What is a supermoon anyway?

Obviously, you know that the moon follows an elliptical orbit around the Earth. Within this trajectory, the perigee is the closest point to our planet and the apogee is the farthest. So a supermoon is either a full moon or a new moon that (nearly) coincides with the perigee. The opposite phenomenon exists too, and is called a micromoon.
Of the possible 12 or 13 full/new moons each year, usually only three or four may be classified as supermoons. During this phenomenon, the moon appears roughly 15% larger in diameter. It might appear even bigger though, particularly after sunset when it’s near the horizon and the illusion is at its most apparent.

Why the names?

The full moon names were given by the Native Americans tribes. They kept track of the seasons by giving these distinctive names to the entire month in which the moon occurred.
I recommend you visit Space.com for all the details, but in the meantime here’s the list for 2019:

  • January: Wolf Moon (also total lunar eclipse)
  • February: Snow Moon (the largest of this year)
  • March: Worm Moon
  • April: Pink Moon
  • May: Flower Moon
  • June: Strawberry Moon
  • July: Buck Moon
  • August: Sturgeon Moon
  • September: Harvest Moon (the smallest of this year)
  • October: Hunter Moon
  • November: Beaver Moon
  • December: Cold Moon

Preparation…

I was excited to go back hunting the supermoon again, also considering this was the largest moon of the year. Even though I wasn’t going “fully armed” with a lens hired for the occasion, I was still making myself ready for it.
This time I decided to use my old Sigma 70-200mm f/2.8 APO EX DG HSM from my Nikon years, with a Metabones adapter.
Not as long a reach as last time, but the moon would be a bit closer anyway

I was a bit put off by the forecast: London being London, it’s always ever so unpredictable but it was looking very cloudy. Location-wise, I didn’t want to go to Waterloo Bridge again (still one of the best spots with a telephoto lens), so after a bit of research I decided to go to Southbank. I met there with fellow photo-hunters Martyn and Matt, but we were soon approached by security who informed us that tripods were not allowed in the area.

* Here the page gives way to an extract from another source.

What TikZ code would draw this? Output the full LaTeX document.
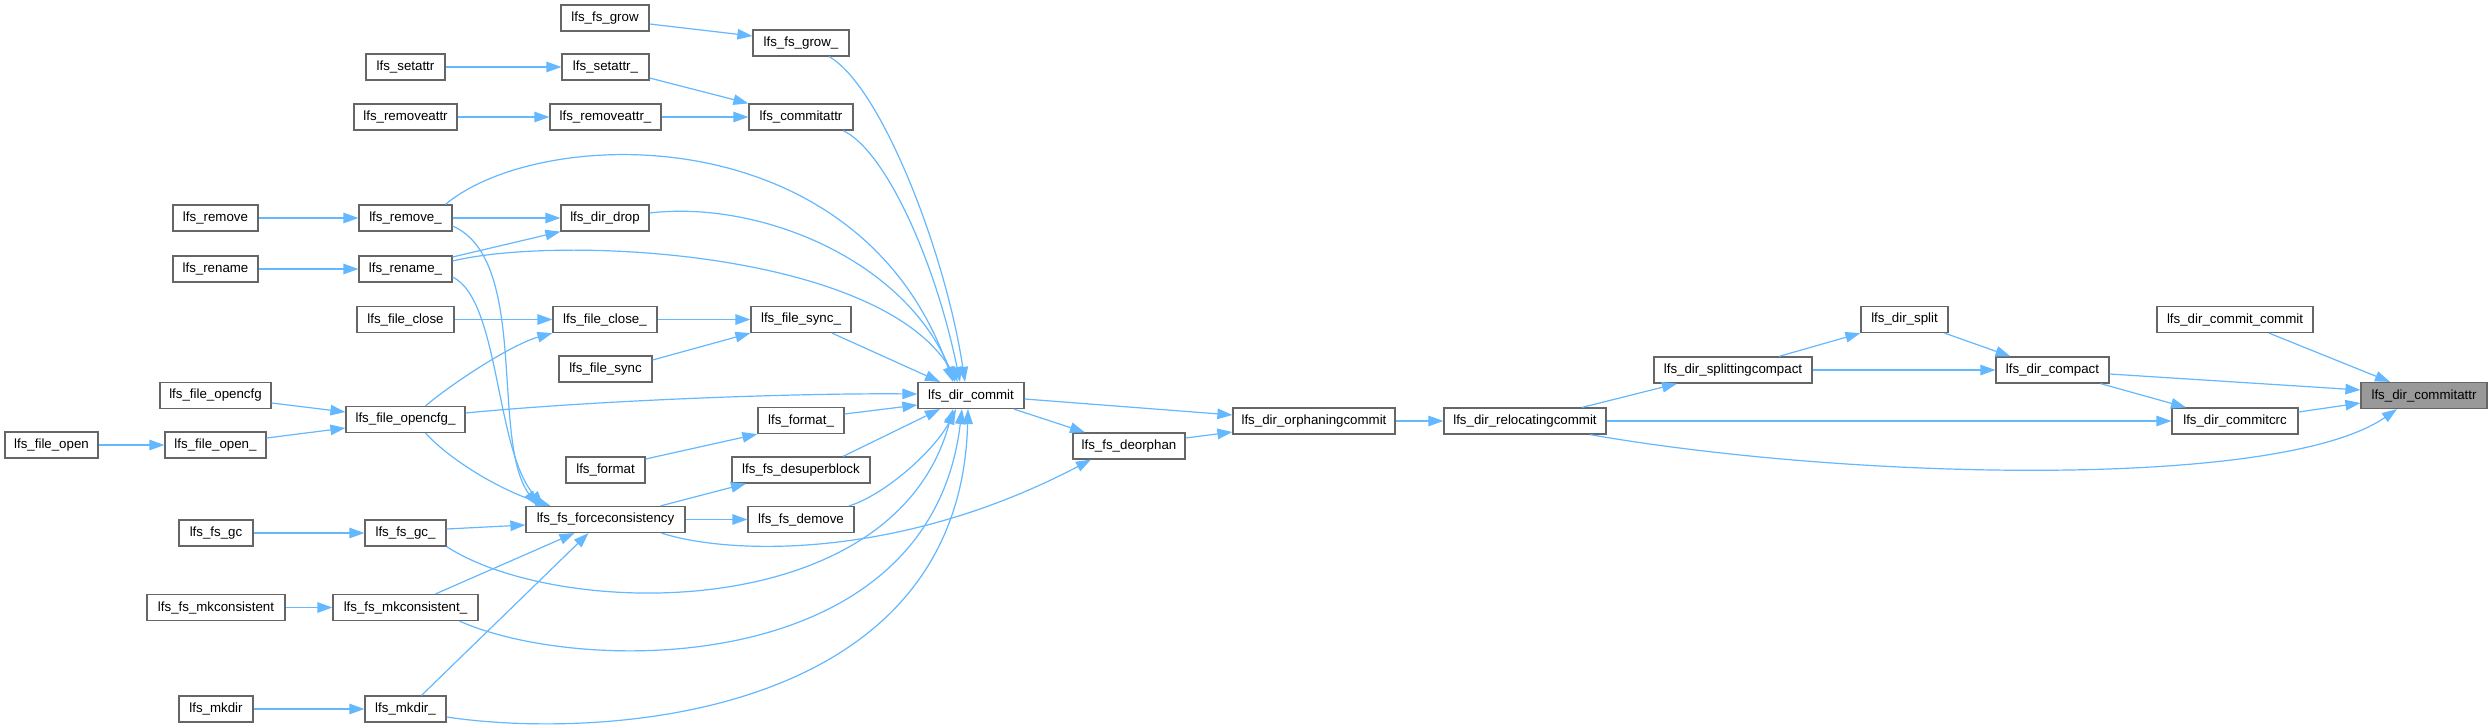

This is now common in London, unfortunately. I’m often approached this way and refused the use of tripods or anything that “looks professional”. I understand partially the reasoning behind that, but it gets ridiculous at times. I once had my camera on a windowsill, but even that was not allowed: only holding it in my hands qualified as “non-professional”.

Anyway, we then decided to move to the pier and find a way to keep our cameras stable. Then waited for the moon to rise.

… and shooting.

Indeed, the weather wasn’t helping. Clouds were all over, with only a few breaks here and there. It was moonrise and yet we couldn’t see anything but clouds.
We remained hopeful, because of the breaches we could see in the clouds wall, and sure enough some light started to peak through. 5 minutes later, the moon was there!

The full moon rising behind the Scalpel building in London

I could have seen a bigger moon of course, should it was still at horizon level, but I was already content with seeing it at all.
All the excitement faded within a few minutes because the moon disappeared behind the clouds again. Martyn and I waited another half hour but it all started to look hopeless, so we packed and left that spot.

And then…

On the way home, we passed in front of the London Eye on the opposite side of the river, and noticed that there was a glimpse of moonlight again. Another couple of photographer were also there, hoping to get a shot.
And again, it happened! That all went so quick I dind’t even have time to take my tripod out and therefore tried to make use of the parapet there. I moved from one spot to another, because of course the London Eye pods were also turning and I wanted to align them with the moon… Oh, and I had a full manual lens on so I had to keep adjusting it.
But in the end I made it! I managed to take the shot I wanted.

The full moon behind the London Eye wheel. A close-up shot with a long telephoto lens.

And frankly, when I saw it on my computer at home, I couldn’t believe it was this sharp. ๐Ÿ™‚
I immediately published this in my Instagram Stories!

Next month will be the last supermoon of this year that is visible from here. Let’s see if I can pull out something from that too.